The ocrocrop method saw the greatest improvement in cases where the naive OCR pass was effective at identifying word bounding boxes, but ineffective at translating their contents into words. Taking EMEC609928_Stigmus_sp, the case of greatest improvement (naive: 18.9%, ocrocrop: 70.5%), we see that all words on the labels except for the collector name were recognized as words (in purple), making the cropped label images (in blue) good representatives of the actual labels on the image.
The cropped image was more easily processed by our OCR image, so that we may compare the naive version of the second label:
CALIF:Hunbo1dt Co. ;‘ ~ 3 m1.N' Garbervflle ,::f< '_- ' v—23~75 n.n1e:z.' 9 ._ ’
with the ocrocrop version of the second label:
CALIF:Humboldt Co. 3 mi.N Garberville V-23-76 R.Dietz,'
One of the problems with the OCR-based pre-processing which may be hidden by the scores is that many labels are entirely missed by the ocrocrop if the first, naive OCR pass failed to identify any words at all on the label. In cases such as EMEC609651_Cerceris_completa, the determination label was not cropped (indicated by blue rectangles) because no words (purple rectangles) were detected by the original. As a result, while the ocrocrop OCR is an improvement over the naive OCR (6.6% vs. 6.5%), substantial portions of text on the image are unimproved because they are unattempted.

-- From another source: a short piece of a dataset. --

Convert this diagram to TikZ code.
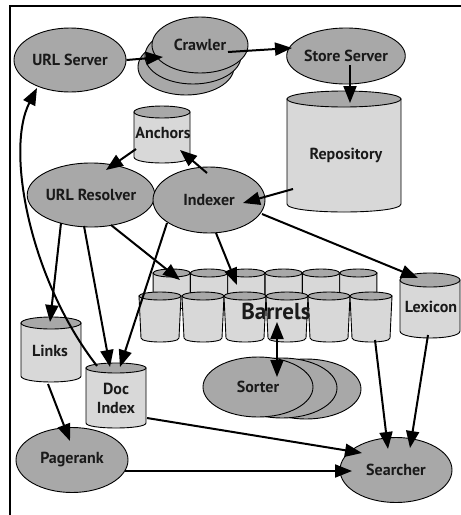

There are two possible ways to solve this problem. One is to abandon the ocrocrop model entirely, switching back to a computer vision approach -- either by programmatically locating rectangles on the image (as Phuc Nguyen demonstrated) or by asking humans to identify regions of interest for OCR processing (as demonstrated by Jason Best in Apiary and by Paul and Robin Schroeder in ScioTR). The other option is to improve the naive OCR -- perhaps by swapping out the engine (e.g. use ABBY instead of Tesseract), perhaps by using a different image pre-processor (like ocropus's front-end to Tesseract), perhaps by re-training Tesseract.
I suspect that a computer vision approach to extracting entomology labels (or similar pieces of paper photographed against a noisy background) will provide a more effective eventual solution than the ocrocrop method. Nevertheless, the ocrocrop "bang it with a rock until it works" approach has a lot of potential to take entomology-style OCR to bad from worse.
[*]In addition to the difficulties typical of specimen labels--mix of typefaces, handwritten material, typewritten material, text inventory with few overlaps with a dictionary of literary English--the entomology dataset contained additional challenges. Difficulties included the following:
- Images containing specimens and rulers as well as labels.
- Labels casually arranged for photography, so that text orientation was not necessarily aligned.
- Labels photographed against a background of heavily pin-pricked styrofoam rather than a black or neutral background.
- 3-d images including what appear to be shadows, which soften the contrast differences around borders.